Thor, protagonizado por la escultural y labrada figura del australiano Chris Hemsworth, hijo de Odín, padre de todos, es un guerrero soberbio, engreído y prepotente con un comportamiento más próximo al de un niño pijo con martillo y armadura, que al del heredero del mitológico reino de Asgard. Todas estas ‘virtudes’ le llevarán al destierro –¿se puede llamar así cuando le echan de su planeta y le mandan a la Tierra?–, gracias al cual conocerá a Jane Foster (Natalie Portman), la que se convertirá en su amor platónico.
Así, el prólogo de Thor, nos sumerge en un mundo plagado de reinos fantásticos, fondos irreales, monstruos, batallas, tronos y demás virguerías digitales, un universo espectacular en sus imágenes y contundente en sus diálogos. Brannagh no desdeña los efectos, pero tampoco se somete a ellos y por eso su Thor consigue evitar la parafernalia dicharachera a la que estamos acostumbrados en el género.
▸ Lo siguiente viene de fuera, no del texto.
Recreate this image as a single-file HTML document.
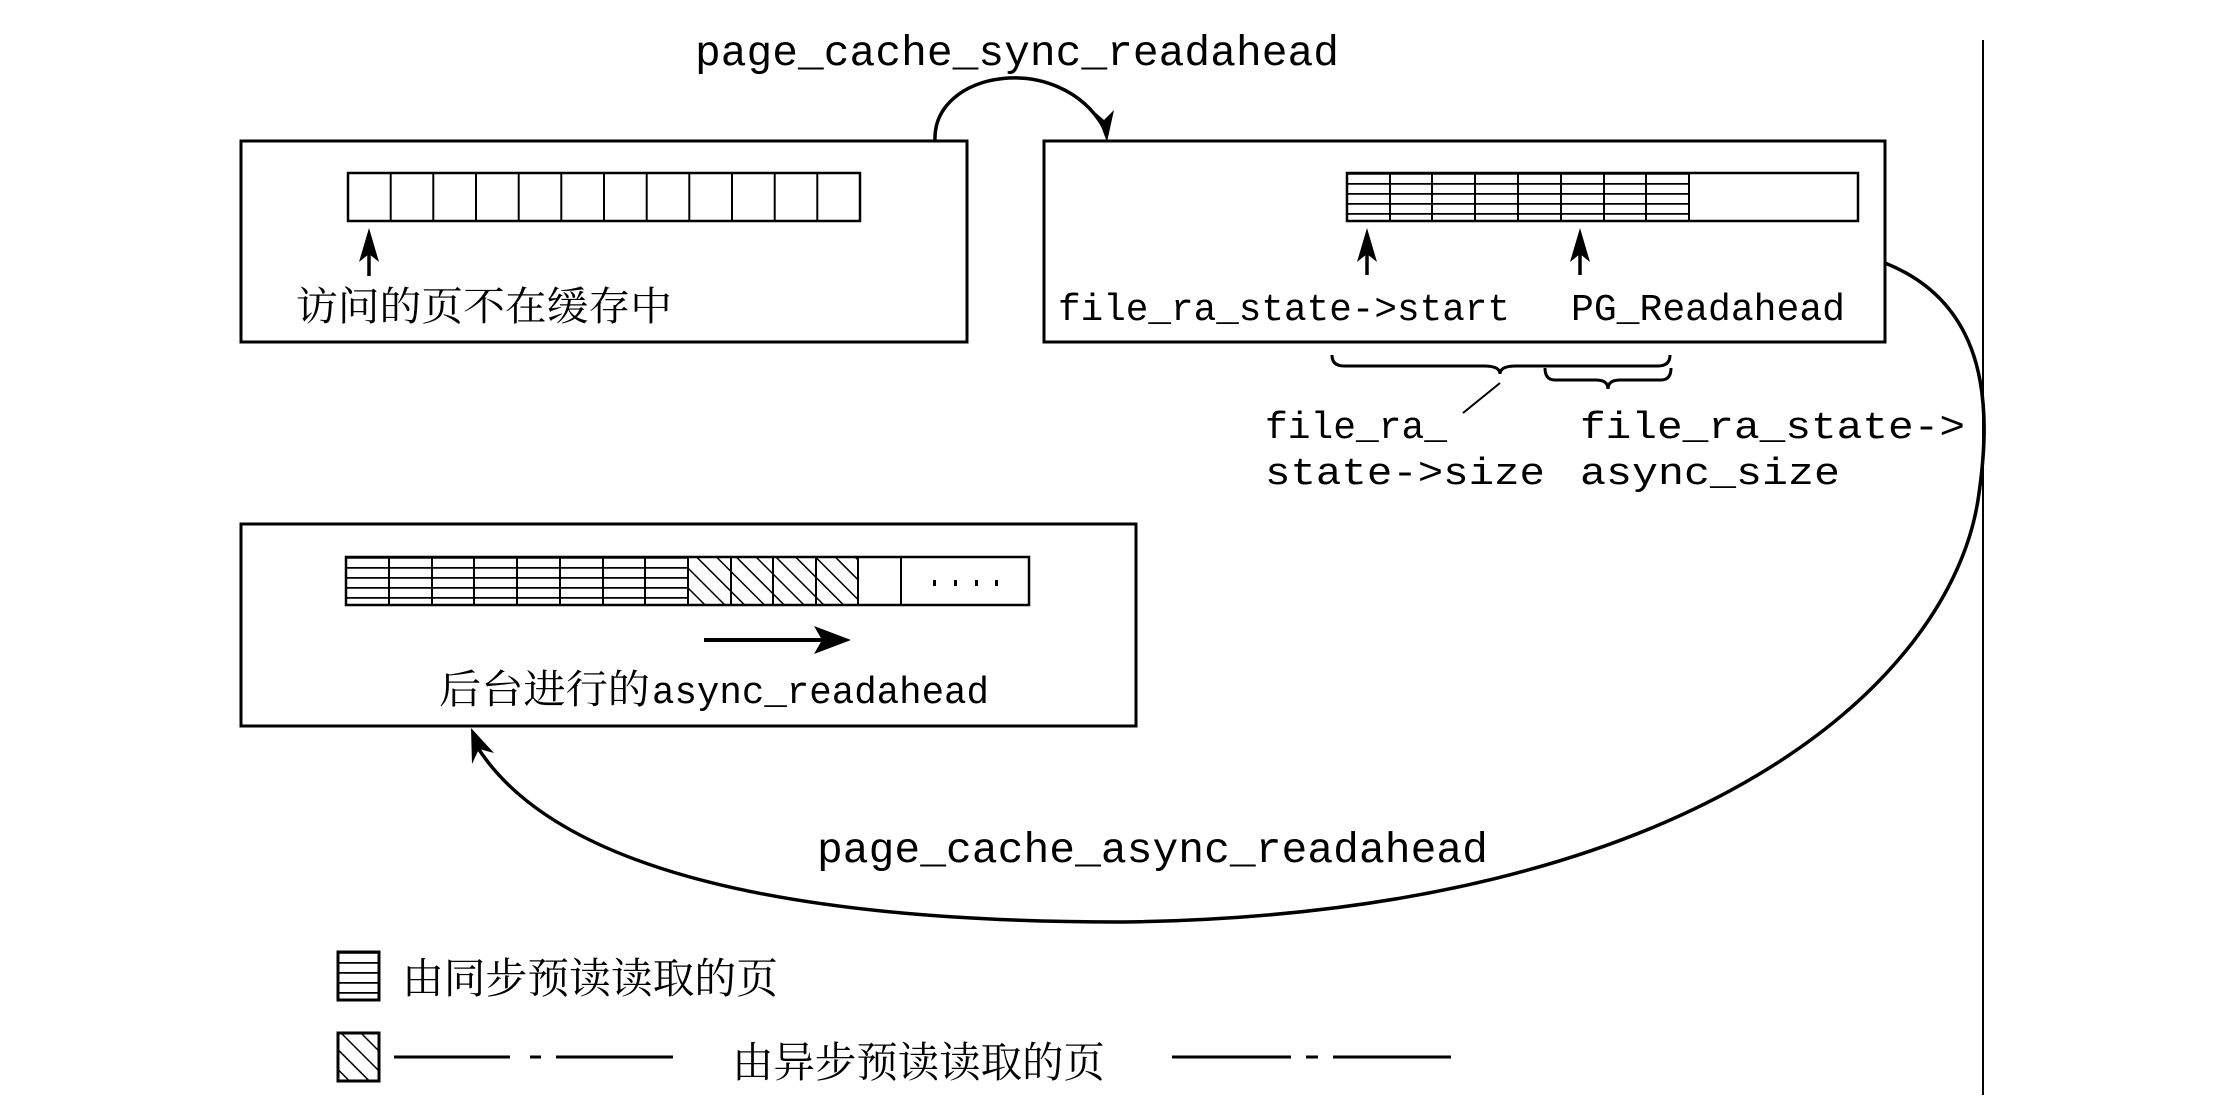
<!DOCTYPE html>
<html><head><meta charset="utf-8"><style>
html,body{margin:0;padding:0;background:#fff;}
svg{display:block;}
.m{font-family:"Liberation Mono",monospace;fill:#000;}
.c{font-family:"Liberation Serif","Noto Serif CJK SC",serif;fill:#000;}
</style></head><body>
<svg width="2226" height="1115" viewBox="0 0 2226 1115" xmlns="http://www.w3.org/2000/svg">
<defs>
<pattern id="hz" width="43" height="10" patternUnits="userSpaceOnUse" y="173">
<rect width="43" height="10" fill="#fff"/><line x1="0" y1="0.5" x2="43" y2="0.5" stroke="#000" stroke-width="2.5"/>
</pattern>
<pattern id="hz3" width="43" height="10" patternUnits="userSpaceOnUse" y="557">
<rect width="43" height="10" fill="#fff"/><line x1="0" y1="0.5" x2="43" y2="0.5" stroke="#000" stroke-width="2.5"/>
</pattern>
<pattern id="hzl" width="43" height="10" patternUnits="userSpaceOnUse" y="952">
<rect width="43" height="10" fill="#fff"/><line x1="0" y1="0.5" x2="43" y2="0.5" stroke="#000" stroke-width="2.5"/>
</pattern>
<pattern id="dg" width="14" height="14" patternUnits="userSpaceOnUse" patternTransform="rotate(-45)">
<rect width="14" height="14" fill="#fff"/><line x1="0" y1="0" x2="0" y2="14" stroke="#000" stroke-width="3"/>
</pattern>
</defs>
<g fill="none" stroke="#000">
<line x1="1983" y1="40" x2="1983" y2="1095" stroke-width="2"/>
<rect x="241" y="141" width="726" height="201" stroke-width="3"/>
<rect x="348" y="173" width="512" height="48" stroke-width="2.5"/>
<rect x="1044" y="141" width="841" height="201" stroke-width="3"/>
<rect x="1347" y="173" width="342" height="48" fill="url(#hz)" stroke="none"/>
<rect x="1347" y="173" width="511" height="48" stroke-width="2.5"/>
<rect x="241" y="524" width="895" height="202" stroke-width="3"/>
<rect x="346" y="557" width="342" height="48" fill="url(#hz3)" stroke="none"/>
<rect x="688" y="557" width="170" height="48" fill="url(#dg)" stroke="none"/>
<rect x="346" y="557" width="683" height="48" stroke-width="2.5"/>
</g>
<g stroke="#000" stroke-width="2">
<line x1="390.7" y1="173" x2="390.7" y2="221"/><line x1="433.3" y1="173" x2="433.3" y2="221"/><line x1="476" y1="173" x2="476" y2="221"/><line x1="518.7" y1="173" x2="518.7" y2="221"/><line x1="561.3" y1="173" x2="561.3" y2="221"/><line x1="604" y1="173" x2="604" y2="221"/><line x1="646.7" y1="173" x2="646.7" y2="221"/><line x1="689.3" y1="173" x2="689.3" y2="221"/><line x1="732" y1="173" x2="732" y2="221"/><line x1="774.7" y1="173" x2="774.7" y2="221"/><line x1="817.3" y1="173" x2="817.3" y2="221"/>
<line x1="1390" y1="173" x2="1390" y2="221"/><line x1="1432" y1="173" x2="1432" y2="221"/><line x1="1475" y1="173" x2="1475" y2="221"/><line x1="1518" y1="173" x2="1518" y2="221"/><line x1="1561" y1="173" x2="1561" y2="221"/><line x1="1604" y1="173" x2="1604" y2="221"/><line x1="1646" y1="173" x2="1646" y2="221"/><line x1="1689" y1="173" x2="1689" y2="221"/>
<line x1="389" y1="557" x2="389" y2="605"/><line x1="432" y1="557" x2="432" y2="605"/><line x1="474" y1="557" x2="474" y2="605"/><line x1="517" y1="557" x2="517" y2="605"/><line x1="560" y1="557" x2="560" y2="605"/><line x1="603" y1="557" x2="603" y2="605"/><line x1="645" y1="557" x2="645" y2="605"/><line x1="688" y1="557" x2="688" y2="605"/><line x1="731" y1="557" x2="731" y2="605"/><line x1="773" y1="557" x2="773" y2="605"/><line x1="816" y1="557" x2="816" y2="605"/><line x1="858" y1="557" x2="858" y2="605"/><line x1="901" y1="557" x2="901" y2="605"/>
</g>
<g fill="#000"><rect x="933" y="580" width="3" height="6"/><rect x="954" y="580" width="3" height="6"/><rect x="975" y="580" width="3" height="6"/><rect x="995" y="580" width="3" height="6"/></g>
<g stroke="#000" stroke-width="3.5"><line x1="369" y1="276" x2="369" y2="250"/><line x1="1367" y1="275" x2="1367" y2="250"/><line x1="1580" y1="275" x2="1580" y2="250"/>
<line x1="704" y1="640" x2="830" y2="640" stroke-width="4"/></g>
<g fill="#000"><polygon points="369,228 359,262 369,254 379,262"/><polygon points="1367,228 1357,262 1367,254 1377,262"/><polygon points="1580,228 1570,262 1580,254 1590,262"/>
<polygon points="851,640 814,626 822,640 814,654"/></g>
<g fill="none" stroke="#000" stroke-width="3">
<path d="M1332,355 Q1332,366 1344,366 L1484,366 Q1500,366 1500,374 Q1500,366 1516,366 L1658,366 Q1670,366 1670,355"/>
<path d="M1545,368 Q1545,380 1555,380 L1596,380 Q1608,380 1608,389 Q1608,380 1620,380 L1661,380 Q1671,380 1671,368"/>
<line x1="1500" y1="383" x2="1463" y2="413" stroke-width="2"/>
</g>
<path d="M935,141 C932,70 1060,50 1104,128" fill="none" stroke="#000" stroke-width="3.5"/>
<polygon points="1107,142 1096,113 1104,120 1114,110" fill="#000"/>
<path d="M1885,263 C1990,305 1992,410 1978,500 C1950,680 1700,915 1122,922 C820,922 560,880 476,745" fill="none" stroke="#000" stroke-width="3.5"/>
<polygon points="471,728 472,764 479,749 494,753" fill="#000"/>
<rect x="338" y="952" width="41" height="48" fill="url(#hzl)" stroke="#000" stroke-width="3"/>
<rect x="338" y="1033" width="41" height="48" fill="url(#dg)" stroke="#000" stroke-width="3"/>
<g stroke="#000" stroke-width="3">
<line x1="394" y1="1057" x2="510" y2="1057"/><line x1="530" y1="1057" x2="541" y2="1057"/><line x1="556" y1="1057" x2="673" y2="1057"/>
<line x1="1172" y1="1057" x2="1291" y2="1057"/><line x1="1306" y1="1057" x2="1318" y2="1057"/><line x1="1333" y1="1057" x2="1451" y2="1057"/>
</g>
<text class="m" x="695" y="65" font-size="43" textLength="644" lengthAdjust="spacingAndGlyphs">page_cache_sync_readahead</text>
<text class="c" x="296" y="320" font-size="40" textLength="376" lengthAdjust="spacingAndGlyphs">访问的页不在缓存中</text>
<text class="m" x="1058" y="320" font-size="38" textLength="452" lengthAdjust="spacingAndGlyphs">file_ra_state-&gt;start</text>
<text class="m" x="1571" y="320" font-size="38" textLength="274" lengthAdjust="spacingAndGlyphs">PG_Readahead</text>
<text class="m" x="1265" y="438" font-size="38" textLength="182" lengthAdjust="spacingAndGlyphs">file_ra_</text>
<text class="m" x="1265" y="484" font-size="38" textLength="280" lengthAdjust="spacingAndGlyphs">state-&gt;size</text>
<text class="m" x="1580" y="438" font-size="38" textLength="385" lengthAdjust="spacingAndGlyphs">file_ra_state-&gt;</text>
<text class="m" x="1580" y="484" font-size="38" textLength="260" lengthAdjust="spacingAndGlyphs">async_size</text>
<text class="c" x="439" y="703" font-size="40" textLength="211" lengthAdjust="spacingAndGlyphs">后台进行的</text>
<text class="m" x="652" y="703" font-size="38" textLength="337" lengthAdjust="spacingAndGlyphs">async_readahead</text>
<text class="m" x="817" y="862" font-size="43" textLength="671" lengthAdjust="spacingAndGlyphs">page_cache_async_readahead</text>
<text class="c" x="402" y="993" font-size="42" textLength="376" lengthAdjust="spacingAndGlyphs">由同步预读读取的页</text>
<text class="c" x="732" y="1077" font-size="42" textLength="373" lengthAdjust="spacingAndGlyphs">由异步预读读取的页</text>
</svg>
</body></html>
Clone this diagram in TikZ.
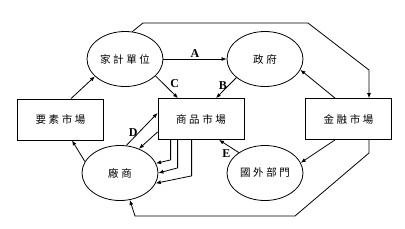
\documentclass[tikz,border=0pt]{standalone}
\usepackage{fontspec}
\setmainfont{Liberation Serif}
\newfontfamily\cjk[LetterSpace=25]{Noto Sans CJK TC}
\usetikzlibrary{arrows.meta,calc,shapes.geometric}
\tikzset{box/.style={draw,line width=0.8pt,minimum width=86pt,minimum height=41pt,font=\cjk\fontsize{10.5}{12}\selectfont},
  oval/.style={draw,ellipse,line width=0.8pt,minimum width=76pt,minimum height=55pt,inner sep=0pt,font=\cjk\fontsize{10.5}{12}\selectfont},
  arr/.style={-{Latex[length=5pt,width=4pt]},line width=0.8pt},
  lbl/.style={font=\bfseries\fontsize{12}{14}\selectfont,inner sep=1pt}}

\begin{document}
\begin{tikzpicture}[x=1pt,y=-1pt]
\useasboundingbox (0,0) rectangle (405,228);
% sectors and markets
\node[oval] (hh) at (125,59) {家計單位};
\node[oval] (gov) at (265,59) {政府};
\node[box] (factor) at (60.5,119.5) {要素市場};
\node[box] (goods) at (201,119) {商品市場};
\node[box] (fin) at (348.5,119) {金融市場};
\node[oval] (firm) at (120,173) {廠商};
\node[oval] (abroad) at (265,173) {國外部門};
% outer loop
\coordinate (tl) at (143,23);
\coordinate (tr) at (308,23);
\coordinate (rt) at (369,70);
\coordinate (rb) at (369,153);
\coordinate (br) at (295,216);
\coordinate (bl) at (135,216);
\draw[arr] (hh.75) -- (tl) -- (tr) -- (rt) -- ($(fin.north)+(20.5,0)$);
\draw[arr] ($(fin.south)+(20.5,0)$) -- (rb) -- (br) -- (bl) -- (firm.-70);
% flows
\draw[arr] (hh.east) -- node[lbl,above]{A} (gov.west);
\draw[arr] (hh.-29) -- node[lbl,pos=0.6,above right]{C} ($(goods.north)+(-23,0)$);
\draw[arr] (gov.213) -- node[lbl,pos=0.4,left]{B} ($(goods.north)+(15,0)$);
\draw[arr] ($(fin.north)+(-13.5,0)$) -- (gov.-17);
\draw[arr] ($(fin.south)+(-13.5,0)$) -- (abroad.16);
\draw[arr] (abroad.142) -- node[lbl,pos=0.35,below left]{E} ($(goods.south)+(18,0)$);
\draw[arr] ($(factor.north)+(10.5,0)$) -- (hh.210);
\draw[arr] (firm.162) -- ($(factor.south)+(11.5,0)$);
\draw[arr] (firm.77) -- node[lbl,pos=0.4,left]{D} ($(goods.west)+(0,-6)$);
\draw[arr] ($(goods.west)+(0,13)$) -- (firm.52);
\draw[arr] ($(goods.south west)+(13,0)$) -- ++(0,20) -- (firm.15);
\draw[arr] ($(goods.south west)+(20,0)$) -- ++(0,28) -- (firm.0);
\draw[arr] ($(goods.south west)+(34,0)$) -- ++(0,36) -- (firm.-16);
\end{tikzpicture}
\end{document}
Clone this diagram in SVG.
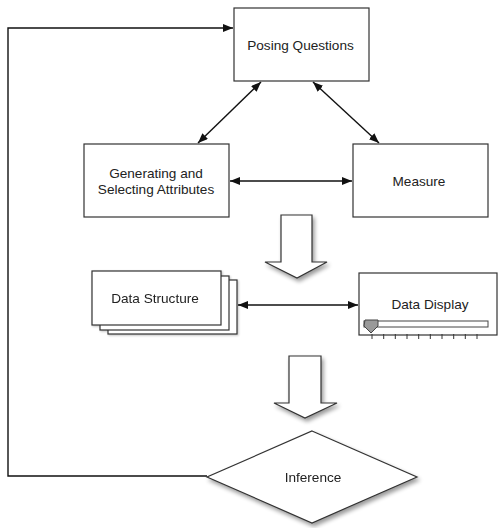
<svg xmlns="http://www.w3.org/2000/svg" width="498" height="528" viewBox="0 0 498 528">
<style>
.box{fill:#fff;stroke:#333;stroke-width:1.2}
.lbl{font-family:"Liberation Sans",Arial,sans-serif;font-size:13.6px;fill:#222;text-anchor:middle}
.con{fill:none;stroke:#111;stroke-width:1.4}
.blk{fill:#fff;stroke:#333;stroke-width:1.2}
</style>
<defs>
<marker id="ah" viewBox="0 0 10 8" refX="10" refY="4" markerWidth="10" markerHeight="8" markerUnits="userSpaceOnUse" orient="auto-start-reverse">
<path d="M0,0 L10,4 L0,8 z" fill="#111"/>
</marker>
<filter id="sh" x="-20%" y="-20%" width="150%" height="150%">
<feGaussianBlur in="SourceAlpha" stdDeviation="2"/>
<feOffset dx="2" dy="3" result="b"/>
<feComponentTransfer><feFuncA type="linear" slope="0.4"/></feComponentTransfer>
<feMerge><feMergeNode/><feMergeNode in="SourceGraphic"/></feMerge>
</filter>
<filter id="sh2" x="-20%" y="-20%" width="150%" height="150%">
<feGaussianBlur in="SourceAlpha" stdDeviation="1"/>
<feOffset dx="1" dy="1" result="b"/>
<feComponentTransfer><feFuncA type="linear" slope="0.25"/></feComponentTransfer>
<feMerge><feMergeNode/><feMergeNode in="SourceGraphic"/></feMerge>
</filter>
</defs>
<rect width="498" height="528" fill="#fff"/>
<g id="connectors">
<polyline class="con" points="207,476 8,476 8,28 233,28" marker-end="url(#ah)"/>
<line class="con" x1="261" y1="82" x2="198" y2="143" marker-start="url(#ah)" marker-end="url(#ah)"/>
<line class="con" x1="313" y1="82" x2="379" y2="143" marker-start="url(#ah)" marker-end="url(#ah)"/>
<line class="con" x1="230" y1="181" x2="352" y2="181" marker-start="url(#ah)" marker-end="url(#ah)"/>
<line class="con" x1="238" y1="305" x2="358" y2="305" marker-start="url(#ah)" marker-end="url(#ah)"/>
</g>
<g id="posing">
<rect class="box" x="234" y="8" width="135" height="73"/>
<text class="lbl" x="300.5" y="50">Posing Questions</text>
</g>
<g id="generating">
<rect class="box" x="84" y="144" width="145" height="73"/>
<text class="lbl" x="156" y="177.5">Generating and</text>
<text class="lbl" x="156" y="193.5">Selecting Attributes</text>
</g>
<g id="measure">
<rect class="box" x="353" y="144" width="135" height="73"/>
<text class="lbl" x="419" y="185.5">Measure</text>
</g>
<g id="arrow1" filter="url(#sh)">
<polygon class="blk" points="281,215 312,215 312,262 327,262 297,278 265,262 281,262"/>
</g>
<g id="datastructure" filter="url(#sh2)">
<rect class="box" x="108" y="280" width="129" height="54"/>
<rect class="box" x="100" y="276" width="129" height="54"/>
<rect class="box" x="92" y="271" width="129" height="54"/>
<text class="lbl" x="155" y="302.5">Data Structure</text>
</g>
<g id="datadisplay">
<rect class="box" x="359" y="273" width="138" height="62"/>
<text class="lbl" x="430" y="309">Data Display</text>
<rect x="364" y="321" width="124" height="6" fill="#fff" stroke="#444" stroke-width="1"/>
<path d="M365,320 L378,320 L378,326 L371,333 L364,326 Z" fill="#999" stroke="#444" stroke-width="1"/>
<path d="M372,334v5 M383.7,334v5 M395.3,334v5 M407,334v5 M418.7,334v5 M430.3,334v5 M442,334v5 M453.7,334v5 M465.3,334v5 M477,334v5" stroke="#333" stroke-width="1"/>
</g>
<g id="arrow2" filter="url(#sh)">
<polygon class="blk" points="289,356 321,356 321,403 337,403 305,418 274,403 289,403"/>
</g>
<g id="inference" filter="url(#sh)">
<polygon class="box" points="312,431 417,477 312,523 207,477"/>
<text class="lbl" x="313" y="482">Inference</text>
</g>
</svg>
Su visión incide más en las ambiciones de un superhéroe que encuentra más semejanzas en clásicos como El rey Lear o Macbeth que en unos tipos enfundados con mallas de colores: el ansia de conquista de Thor se complementa con las oscuras ambiciones de su hermano Loki (Tom Hiddleston), ambos aspirantes al trono de Odin (Anthony Hopkins).
Aunque no hay que equivocarse: una cosa es lo que su director quiere y otra lo que consigue. Y es que el espectáculo necesario para poner en pie al personaje tiene tanta presencia en la producción, que termina ahogando cualquier intento de introspección. Aún así, el resultado es una película de acción espectacular que revitaliza el género épico y que ofrece entretenimiento en altas dosis. Mucho Anthony Hopkins, mucho Chris Hemsworht, mucho Tom Hiddleston, y un poquito menos de Natalie Portman, que para eso tiene ya otras cuatro películas en cartelera.